12. We do notice from the submissions of Shri Venugopal that the situation is not without its emotive surcharges;

but it is at these trying times the capacity for statesmanship of those who bear the burden of Government of good government is put to test. They should display statesmanship and deal with matters in such a way that would not result in the destruction of constitutional institutions and in the upsetting of social equilibrium. However, we make it clear to Shri Venugopal that if the State Government is not in a position to come forward with a convincing stand that will reassure the Court that no violation of its Orders will be permitted, we might have to consider the prayers in IA No. 5 for the appointment of a Receiver or directions to the Central Government to ensure obedience to the Court orders. We do hope that the State of Uttar Pradesh will not compel the Court to take that course leaving it no other option.

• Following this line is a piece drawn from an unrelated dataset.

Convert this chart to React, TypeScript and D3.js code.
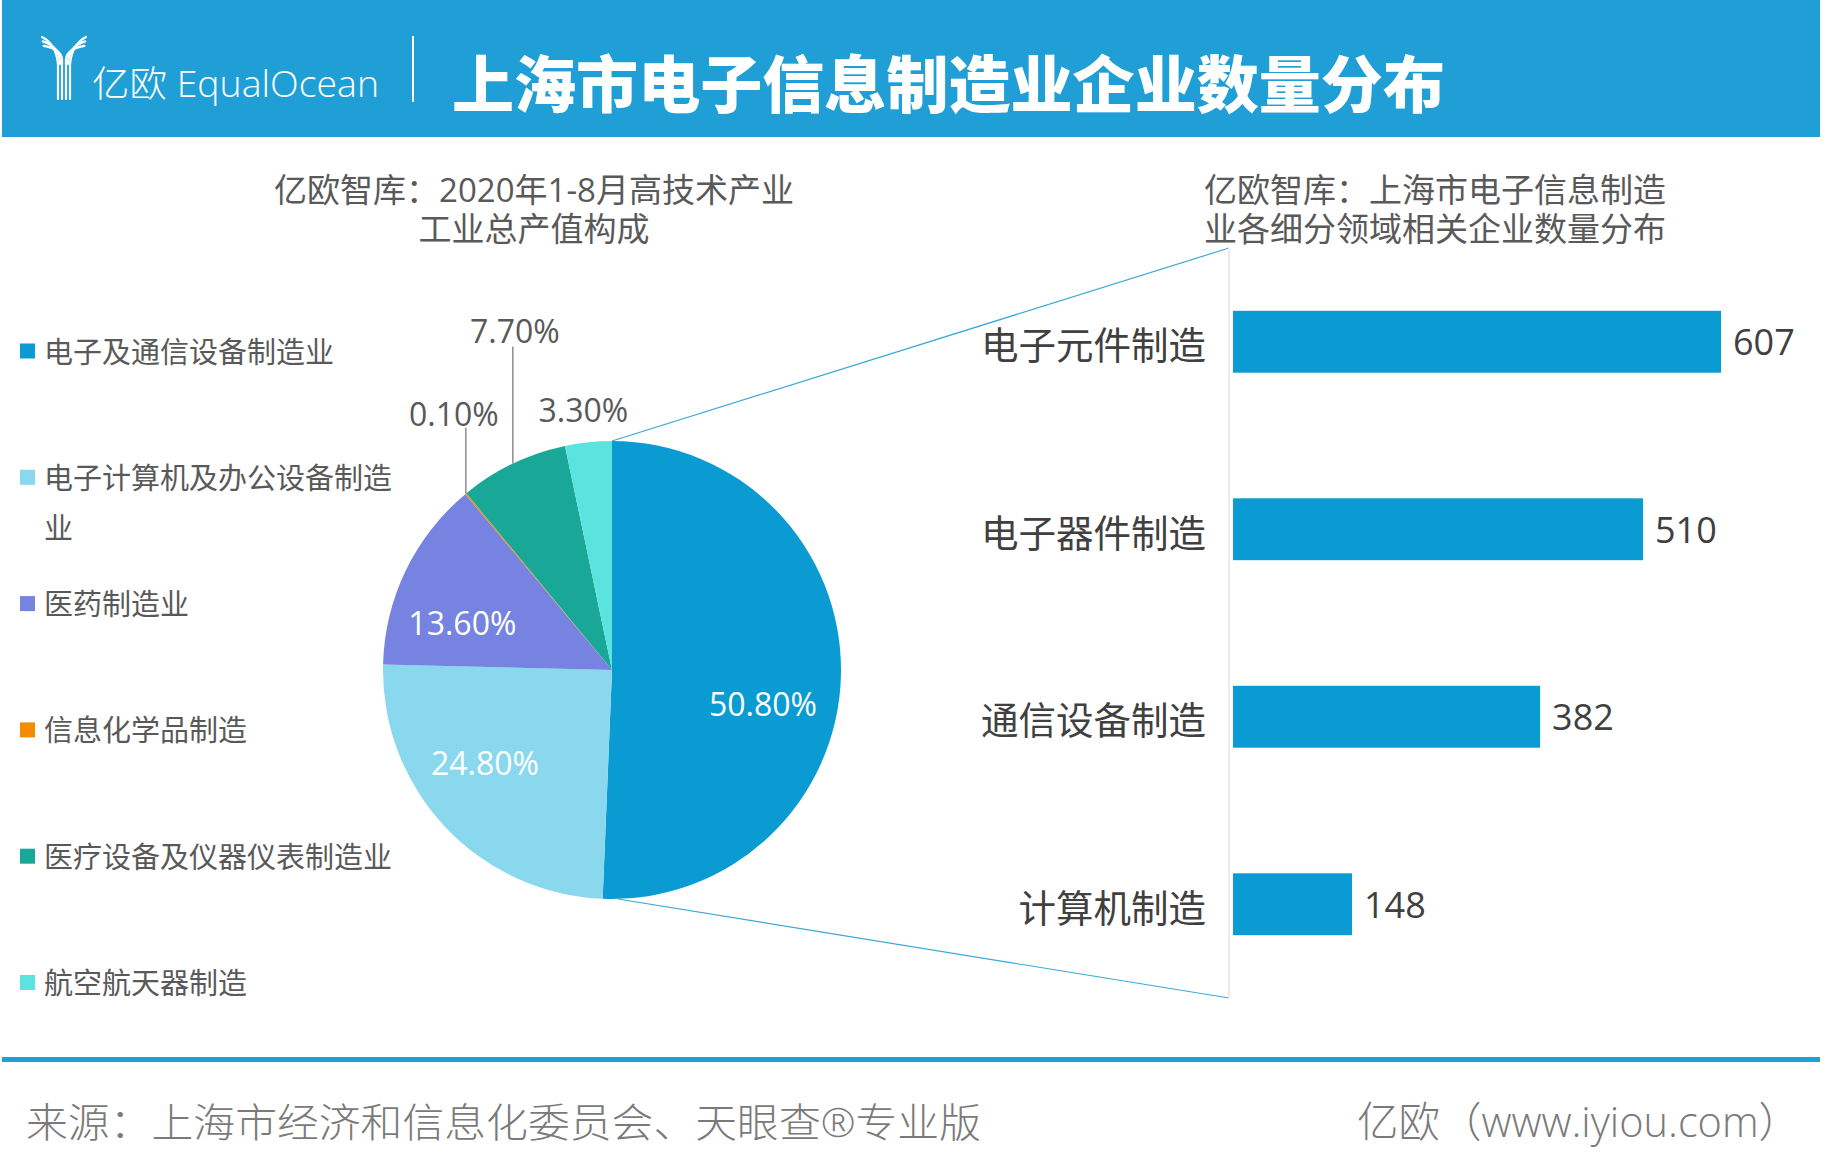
import React from 'react';
import * as d3 from 'd3';

// ---------- data ----------
const pieNames = ['电子及通信设备制造业', '电子计算机及办公设备制造业', '医药制造业', '信息化学品制造', '医疗设备及仪器仪表制造业', '航空航天器制造'];
const pieValues = [50.8, 24.8, 13.6, 0.1, 7.7, 3.3];
const pieLabels = ['50.80%', '24.80%', '13.60%', '0.10%', '7.70%', '3.30%'];
const pieColors = ['#0a9bd3', '#89d8ee', '#7683e0', '#f28c00', '#19a898', '#5be3e0'];
const legendLines = [['电子及通信设备制造业'], ['电子计算机及办公设备制造', '业'], ['医药制造业'], ['信息化学品制造'], ['医疗设备及仪器仪表制造业'], ['航空航天器制造']];

const barCategories = ['电子元件制造', '电子器件制造', '通信设备制造', '计算机制造'];
const barValues = [607, 510, 382, 148];

const pieTitle = ['亿欧智库：2020年1-8月高技术产业', '工业总产值构成'];
const barTitle = ['亿欧智库：上海市电子信息制造', '业各细分领域相关企业数量分布'];
const mainTitle = '上海市电子信息制造业企业数量分布';
const sourceText = '来源：上海市经济和信息化委员会、天眼查®专业版';
const siteText = '亿欧（www.iyiou.com）';

// ---------- style / layout ----------
const W = 1827;
const H = 1176;
const BLUE = '#1f9fd6';
const FONT = "'Open Sans', 'Noto Sans CJK SC', sans-serif";
const CJK = "'Noto Sans CJK SC', sans-serif";
const TXT = '#595959';

const cx = 612, cy = 670, R = 229;
// label placement: inside (radius, nudge) or outside (leader length, label offset)
const labelInside = [true, true, true, false, false, false];
const labelNudge = [[-4, 30], [-14, -14], [-10, 20], [-12, -14], [2, -16], [-5, -33]];
const leaderLen = [0, 0, 0, 66, 117, 0];

export default function App() {
  const pie = d3.pie<number>().sort(null).startAngle(0).endAngle(2 * Math.PI);
  const arcs = pie(pieValues);
  const arc = d3.arc<d3.PieArcDatum<number>>().innerRadius(0).outerRadius(R);

  const y = d3.scaleBand<string>().domain(barCategories).range([248, 998]).paddingInner(0.67).paddingOuter(0.335);
  const x = d3.scaleLinear().domain([0, d3.max(barValues) as number]).range([1233, 1721]);

  const pt = (a: number, r: number) => [cx + r * Math.sin(a), cy - r * Math.cos(a)];

  return (
    <div style={{ position: 'absolute', left: 0, top: 0 }}>
      <svg width={W} height={H} style={{ display: 'block', background: '#fff' }}>
        {/* header */}
        <rect x={2} y={0} width={1818} height={137} fill={BLUE} />
        <g stroke="#fff" strokeWidth={2.2} fill="none" strokeLinecap="round">
          {[0, 4, 8].map((o, i) => (
            <path key={'l' + i} d={`M ${42 + o * 0.2} ${37 + o * 1.1} Q ${56 + o} ${44 + o * 0.6} ${58 + o * 0.5} ${64}`} />
          ))}
          {[0, 4, 8].map((o, i) => (
            <path key={'r' + i} d={`M ${86 - o * 0.2} ${37 + o * 1.1} Q ${72 - o} ${44 + o * 0.6} ${70 - o * 0.5} ${64}`} />
          ))}
          {[58, 62, 66, 70].map((xx, i) => (
            <line key={'s' + i} x1={xx} x2={xx} y1={62} y2={99} />
          ))}
        </g>
        <text x={92} y={83} fill="#fff" fontFamily={FONT} fontWeight={300} fontSize={36} dominantBaseline="central" textLength={287} lengthAdjust="spacingAndGlyphs">
          亿欧 EqualOcean
        </text>
        <line x1={413} x2={413} y1={36} y2={102} stroke="#fff" strokeWidth={2} />
        <text x={452} y={81} fill="#fff" fontFamily={CJK} fontWeight={900} fontSize={62} dominantBaseline="central" textLength={993} lengthAdjust="spacingAndGlyphs">
          {mainTitle}
        </text>

        {/* subtitles */}
        {pieTitle.map((t, i) => (
          <text key={'pt' + i} x={534} y={189 + i * 39} textAnchor="middle" dominantBaseline="central" fill={TXT} fontFamily={FONT} fontSize={33}>
            {t}
          </text>
        ))}
        {barTitle.map((t, i) => (
          <text key={'bt' + i} x={1204} y={189 + i * 39} dominantBaseline="central" fill={TXT} fontFamily={FONT} fontSize={33}>
            {t}
          </text>
        ))}

        {/* legend */}
        {legendLines.map((lines, i) => {
          const yy = 351 + i * 126.3;
          return (
            <g key={'lg' + i}>
              <rect x={20} y={yy - 7.5} width={15} height={15} fill={pieColors[i]} />
              {lines.map((ln, j) => (
                <text key={j} x={44} y={yy + j * 50} dominantBaseline="central" fill={TXT} fontFamily={FONT} fontSize={29}>
                  {ln}
                </text>
              ))}
            </g>
          );
        })}

        {/* callout lines */}
        <line x1={cx} y1={cy - R} x2={1229} y2={248} stroke="#3ba9d6" strokeWidth={1.2} />
        <line x1={cx + 6} y1={cy + R} x2={1229} y2={998} stroke="#3ba9d6" strokeWidth={1.2} />
        <line x1={1229} x2={1229} y1={248} y2={998} stroke="#ececec" strokeWidth={2} />

        {/* pie */}
        <g transform={`translate(${cx},${cy})`}>
          {arcs.map((a, i) => (
            <path key={'a' + i} d={arc(a) || ''} fill={pieColors[i]} />
          ))}
        </g>
        {arcs.map((a, i) => {
          const mid = (a.startAngle + a.endAngle) / 2;
          if (labelInside[i]) {
            const [px, py] = pt(mid, 155);
            return (
              <text key={'pl' + i} x={px + labelNudge[i][0]} y={py + labelNudge[i][1]} textAnchor="middle" dominantBaseline="central" fill="#fff" fontFamily={FONT} fontSize={32}>
                {pieLabels[i]}
              </text>
            );
          }
          const [px, py] = pt(mid, R);
          const topY = py - leaderLen[i];
          return (
            <g key={'pl' + i}>
              {leaderLen[i] > 0 && <line x1={px} x2={px} y1={py} y2={topY} stroke="#8c8c8c" strokeWidth={1.5} />}
              <text x={px + labelNudge[i][0]} y={topY + labelNudge[i][1]} textAnchor="middle" dominantBaseline="central" fill={TXT} fontFamily={FONT} fontSize={32}>
                {pieLabels[i]}
              </text>
            </g>
          );
        })}

        {/* bars */}
        {barCategories.map((c, i) => {
          const by = y(c) as number;
          const bh = y.bandwidth();
          return (
            <g key={'b' + i}>
              <rect x={x(0)} y={by} width={x(barValues[i]) - x(0)} height={bh} fill="#0a9bd3" />
              <text x={1206} y={by + bh / 2 + 3} textAnchor="end" dominantBaseline="central" fill="#404040" fontFamily={FONT} fontSize={37.5}>
                {c}
              </text>
              <text x={x(barValues[i]) + 12} y={by + bh / 2} dominantBaseline="central" fill="#404040" fontFamily={FONT} fontSize={36}>
                {barValues[i]}
              </text>
            </g>
          );
        })}

        {/* footer */}
        <rect x={2} y={1057} width={1818} height={5} fill={BLUE} />
        <text x={26} y={1121} dominantBaseline="central" fill="#7a7a7a" fontFamily={FONT} fontWeight={300} fontSize={40} textLength={955} lengthAdjust="spacingAndGlyphs">
          {sourceText}
        </text>
        <text x={1357} y={1121} dominantBaseline="central" fill="#7a7a7a" fontFamily={FONT} fontWeight={300} fontSize={41.5}>
          {siteText}
        </text>
      </svg>
    </div>
  );
}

13. In view of the serious situation pointed out by the learned Attorney General, it may not be proper to adjourn the matter for seven days as sought by the State of Uttar Pradesh. We, however, think it reasonable to adjourn the matter till Friday 2.00 p.m. on the assurance of Shri Venugopal that the honesty of purpose on the part of the State Government to pursue the negotiations with the religious groups carries with it an implicit assurance that, in the meanwhile, the ground realities would not be altered to the detriment of the Court orders. Shri Venugopal said the State Government would seek to persuade the religious groups to defer 'Kar Seva' till after the pronouncement of the High Court or at least for a reasonable time in future.

If any constructive response is forthcoming from the State Government, we might, in order to strengthen the hands of the State Government in its handling of the religious groups, consider making appropriate request to the High Court in the matter of a need for most expeditious decision of the matter.

14. Call this on 27-11-1992 at 2.00 p.m.